WHAT IS EXPECTED: Every line below is to be copied exactly, with the pictures left out.

DATASET EXCERPT:
....

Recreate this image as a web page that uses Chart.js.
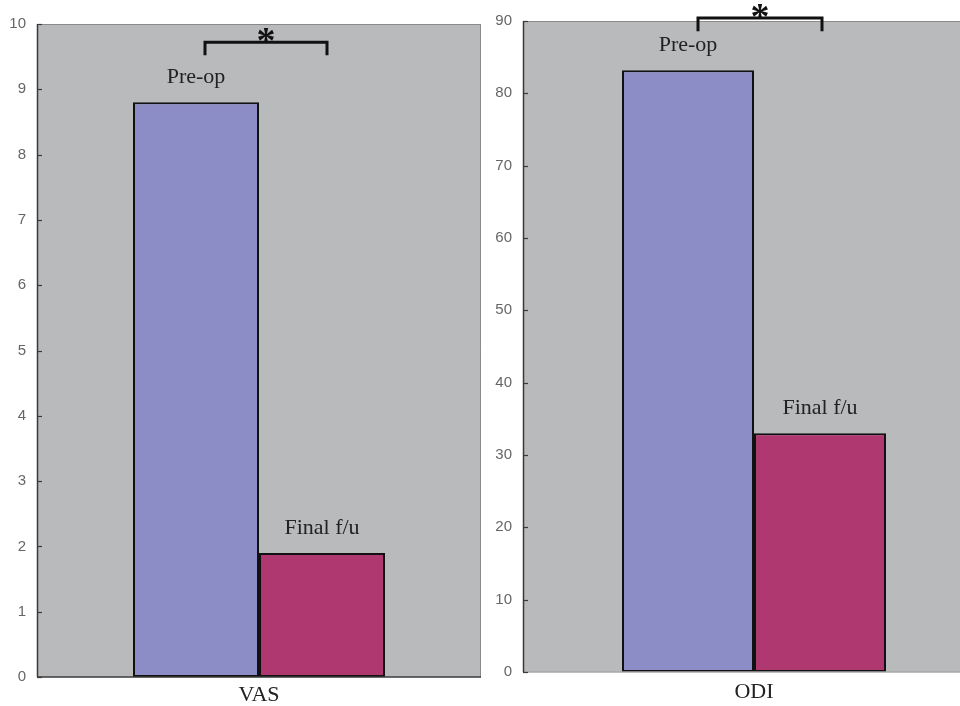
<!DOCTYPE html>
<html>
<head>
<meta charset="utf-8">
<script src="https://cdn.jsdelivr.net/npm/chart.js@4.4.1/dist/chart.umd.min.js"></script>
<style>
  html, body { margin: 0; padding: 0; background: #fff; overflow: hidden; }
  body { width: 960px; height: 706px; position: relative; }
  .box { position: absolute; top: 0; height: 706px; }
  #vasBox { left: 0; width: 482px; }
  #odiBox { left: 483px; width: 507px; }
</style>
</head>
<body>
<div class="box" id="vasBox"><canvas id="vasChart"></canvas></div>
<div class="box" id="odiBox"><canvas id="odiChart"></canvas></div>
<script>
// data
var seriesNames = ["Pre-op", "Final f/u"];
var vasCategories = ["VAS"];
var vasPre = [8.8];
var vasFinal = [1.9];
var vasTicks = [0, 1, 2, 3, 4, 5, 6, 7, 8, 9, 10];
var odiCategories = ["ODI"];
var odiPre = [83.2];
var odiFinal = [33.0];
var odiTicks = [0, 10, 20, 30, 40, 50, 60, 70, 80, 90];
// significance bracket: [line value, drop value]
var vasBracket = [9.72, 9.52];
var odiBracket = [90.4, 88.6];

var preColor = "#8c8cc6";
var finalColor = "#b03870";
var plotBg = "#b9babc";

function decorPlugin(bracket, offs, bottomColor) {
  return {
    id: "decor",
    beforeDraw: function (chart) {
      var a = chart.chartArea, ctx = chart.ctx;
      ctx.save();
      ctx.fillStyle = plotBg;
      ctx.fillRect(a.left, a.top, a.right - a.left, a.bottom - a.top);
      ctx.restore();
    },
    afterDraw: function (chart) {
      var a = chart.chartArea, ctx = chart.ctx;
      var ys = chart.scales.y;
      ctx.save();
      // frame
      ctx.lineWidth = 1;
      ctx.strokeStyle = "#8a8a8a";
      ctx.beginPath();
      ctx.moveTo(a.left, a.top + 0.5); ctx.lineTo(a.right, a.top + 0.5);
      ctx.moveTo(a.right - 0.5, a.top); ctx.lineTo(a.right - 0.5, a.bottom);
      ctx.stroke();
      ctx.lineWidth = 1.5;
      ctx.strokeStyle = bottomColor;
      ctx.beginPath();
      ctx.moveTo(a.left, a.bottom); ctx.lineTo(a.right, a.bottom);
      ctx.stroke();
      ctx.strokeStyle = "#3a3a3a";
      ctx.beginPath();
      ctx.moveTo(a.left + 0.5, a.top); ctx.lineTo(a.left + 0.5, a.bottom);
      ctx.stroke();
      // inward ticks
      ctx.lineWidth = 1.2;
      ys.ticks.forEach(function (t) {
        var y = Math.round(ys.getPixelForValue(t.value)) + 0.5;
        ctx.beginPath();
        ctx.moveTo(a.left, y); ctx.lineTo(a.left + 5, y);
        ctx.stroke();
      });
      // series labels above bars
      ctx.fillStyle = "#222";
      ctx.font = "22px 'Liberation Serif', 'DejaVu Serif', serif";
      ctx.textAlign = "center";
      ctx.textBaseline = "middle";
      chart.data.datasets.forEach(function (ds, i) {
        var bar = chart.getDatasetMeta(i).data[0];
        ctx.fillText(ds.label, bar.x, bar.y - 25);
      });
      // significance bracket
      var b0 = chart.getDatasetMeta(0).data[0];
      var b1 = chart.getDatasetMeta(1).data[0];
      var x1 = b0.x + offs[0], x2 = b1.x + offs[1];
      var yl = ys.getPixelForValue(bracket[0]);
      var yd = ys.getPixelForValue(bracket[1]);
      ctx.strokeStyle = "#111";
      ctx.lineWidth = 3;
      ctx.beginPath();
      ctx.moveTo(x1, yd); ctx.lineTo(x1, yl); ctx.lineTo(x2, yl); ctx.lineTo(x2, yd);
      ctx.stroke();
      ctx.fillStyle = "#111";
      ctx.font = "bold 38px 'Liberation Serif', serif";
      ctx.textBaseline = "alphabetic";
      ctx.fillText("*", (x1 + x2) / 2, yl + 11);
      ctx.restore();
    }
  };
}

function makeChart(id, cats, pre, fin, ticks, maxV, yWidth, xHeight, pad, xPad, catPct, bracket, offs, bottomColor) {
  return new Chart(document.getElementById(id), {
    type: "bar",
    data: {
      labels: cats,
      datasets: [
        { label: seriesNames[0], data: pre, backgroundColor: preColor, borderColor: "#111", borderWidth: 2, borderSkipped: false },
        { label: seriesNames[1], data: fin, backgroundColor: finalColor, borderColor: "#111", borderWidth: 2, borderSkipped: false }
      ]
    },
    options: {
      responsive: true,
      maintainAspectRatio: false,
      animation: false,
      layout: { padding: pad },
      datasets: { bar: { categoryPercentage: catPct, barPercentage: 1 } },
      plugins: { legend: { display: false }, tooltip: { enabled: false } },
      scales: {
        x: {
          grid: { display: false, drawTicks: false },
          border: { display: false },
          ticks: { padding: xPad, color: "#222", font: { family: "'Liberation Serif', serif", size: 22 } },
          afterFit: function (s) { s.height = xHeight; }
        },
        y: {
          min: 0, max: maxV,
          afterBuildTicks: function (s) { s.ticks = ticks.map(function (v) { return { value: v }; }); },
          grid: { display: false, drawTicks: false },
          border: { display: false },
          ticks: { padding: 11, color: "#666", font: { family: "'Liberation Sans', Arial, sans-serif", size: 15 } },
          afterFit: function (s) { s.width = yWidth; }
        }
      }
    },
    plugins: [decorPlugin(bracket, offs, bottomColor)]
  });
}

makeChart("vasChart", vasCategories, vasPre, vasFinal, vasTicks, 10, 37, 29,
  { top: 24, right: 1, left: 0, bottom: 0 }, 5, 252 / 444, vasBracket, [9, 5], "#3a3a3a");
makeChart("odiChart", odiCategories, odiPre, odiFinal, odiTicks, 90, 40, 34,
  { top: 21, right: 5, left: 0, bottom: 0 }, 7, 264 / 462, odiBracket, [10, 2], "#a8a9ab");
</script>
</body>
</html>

....

FINAL RESULT:
Recreate this image as a web page that uses Chart.js.
<!DOCTYPE html>
<html>
<head>
<meta charset="utf-8">
<script src="https://cdn.jsdelivr.net/npm/chart.js@4.4.1/dist/chart.umd.min.js"></script>
<style>
  html, body { margin: 0; padding: 0; background: #fff; overflow: hidden; }
  body { width: 960px; height: 706px; position: relative; }
  .box { position: absolute; top: 0; height: 706px; }
  #vasBox { left: 0; width: 482px; }
  #odiBox { left: 483px; width: 507px; }
</style>
</head>
<body>
<div class="box" id="vasBox"><canvas id="vasChart"></canvas></div>
<div class="box" id="odiBox"><canvas id="odiChart"></canvas></div>
<script>
// data
var seriesNames = ["Pre-op", "Final f/u"];
var vasCategories = ["VAS"];
var vasPre = [8.8];
var vasFinal = [1.9];
var vasTicks = [0, 1, 2, 3, 4, 5, 6, 7, 8, 9, 10];
var odiCategories = ["ODI"];
var odiPre = [83.2];
var odiFinal = [33.0];
var odiTicks = [0, 10, 20, 30, 40, 50, 60, 70, 80, 90];
// significance bracket: [line value, drop value]
var vasBracket = [9.72, 9.52];
var odiBracket = [90.4, 88.6];

var preColor = "#8c8cc6";
var finalColor = "#b03870";
var plotBg = "#b9babc";

function decorPlugin(bracket, offs, bottomColor) {
  return {
    id: "decor",
    beforeDraw: function (chart) {
      var a = chart.chartArea, ctx = chart.ctx;
      ctx.save();
      ctx.fillStyle = plotBg;
      ctx.fillRect(a.left, a.top, a.right - a.left, a.bottom - a.top);
      ctx.restore();
    },
    afterDraw: function (chart) {
      var a = chart.chartArea, ctx = chart.ctx;
      var ys = chart.scales.y;
      ctx.save();
      // frame
      ctx.lineWidth = 1;
      ctx.strokeStyle = "#8a8a8a";
      ctx.beginPath();
      ctx.moveTo(a.left, a.top + 0.5); ctx.lineTo(a.right, a.top + 0.5);
      ctx.moveTo(a.right - 0.5, a.top); ctx.lineTo(a.right - 0.5, a.bottom);
      ctx.stroke();
      ctx.lineWidth = 1.5;
      ctx.strokeStyle = bottomColor;
      ctx.beginPath();
      ctx.moveTo(a.left, a.bottom); ctx.lineTo(a.right, a.bottom);
      ctx.stroke();
      ctx.strokeStyle = "#3a3a3a";
      ctx.beginPath();
      ctx.moveTo(a.left + 0.5, a.top); ctx.lineTo(a.left + 0.5, a.bottom);
      ctx.stroke();
      // inward ticks
      ctx.lineWidth = 1.2;
      ys.ticks.forEach(function (t) {
        var y = Math.round(ys.getPixelForValue(t.value)) + 0.5;
        ctx.beginPath();
        ctx.moveTo(a.left, y); ctx.lineTo(a.left + 5, y);
        ctx.stroke();
      });
      // series labels above bars
      ctx.fillStyle = "#222";
      ctx.font = "22px 'Liberation Serif', 'DejaVu Serif', serif";
      ctx.textAlign = "center";
      ctx.textBaseline = "middle";
      chart.data.datasets.forEach(function (ds, i) {
        var bar = chart.getDatasetMeta(i).data[0];
        ctx.fillText(ds.label, bar.x, bar.y - 25);
      });
      // significance bracket
      var b0 = chart.getDatasetMeta(0).data[0];
      var b1 = chart.getDatasetMeta(1).data[0];
      var x1 = b0.x + offs[0], x2 = b1.x + offs[1];
      var yl = ys.getPixelForValue(bracket[0]);
      var yd = ys.getPixelForValue(bracket[1]);
      ctx.strokeStyle = "#111";
      ctx.lineWidth = 3;
      ctx.beginPath();
      ctx.moveTo(x1, yd); ctx.lineTo(x1, yl); ctx.lineTo(x2, yl); ctx.lineTo(x2, yd);
      ctx.stroke();
      ctx.fillStyle = "#111";
      ctx.font = "bold 38px 'Liberation Serif', serif";
      ctx.textBaseline = "alphabetic";
      ctx.fillText("*", (x1 + x2) / 2, yl + 11);
      ctx.restore();
    }
  };
}

function makeChart(id, cats, pre, fin, ticks, maxV, yWidth, xHeight, pad, xPad, catPct, bracket, offs, bottomColor) {
  return new Chart(document.getElementById(id), {
    type: "bar",
    data: {
      labels: cats,
      datasets: [
        { label: seriesNames[0], data: pre, backgroundColor: preColor, borderColor: "#111", borderWidth: 2, borderSkipped: false },
        { label: seriesNames[1], data: fin, backgroundColor: finalColor, borderColor: "#111", borderWidth: 2, borderSkipped: false }
      ]
    },
    options: {
      responsive: true,
      maintainAspectRatio: false,
      animation: false,
      layout: { padding: pad },
      datasets: { bar: { categoryPercentage: catPct, barPercentage: 1 } },
      plugins: { legend: { display: false }, tooltip: { enabled: false } },
      scales: {
        x: {
          grid: { display: false, drawTicks: false },
          border: { display: false },
          ticks: { padding: xPad, color: "#222", font: { family: "'Liberation Serif', serif", size: 22 } },
          afterFit: function (s) { s.height = xHeight; }
        },
        y: {
          min: 0, max: maxV,
          afterBuildTicks: function (s) { s.ticks = ticks.map(function (v) { return { value: v }; }); },
          grid: { display: false, drawTicks: false },
          border: { display: false },
          ticks: { padding: 11, color: "#666", font: { family: "'Liberation Sans', Arial, sans-serif", size: 15 } },
          afterFit: function (s) { s.width = yWidth; }
        }
      }
    },
    plugins: [decorPlugin(bracket, offs, bottomColor)]
  });
}

makeChart("vasChart", vasCategories, vasPre, vasFinal, vasTicks, 10, 37, 29,
  { top: 24, right: 1, left: 0, bottom: 0 }, 5, 252 / 444, vasBracket, [9, 5], "#3a3a3a");
makeChart("odiChart", odiCategories, odiPre, odiFinal, odiTicks, 90, 40, 34,
  { top: 21, right: 5, left: 0, bottom: 0 }, 7, 264 / 462, odiBracket, [10, 2], "#a8a9ab");
</script>
</body>
</html>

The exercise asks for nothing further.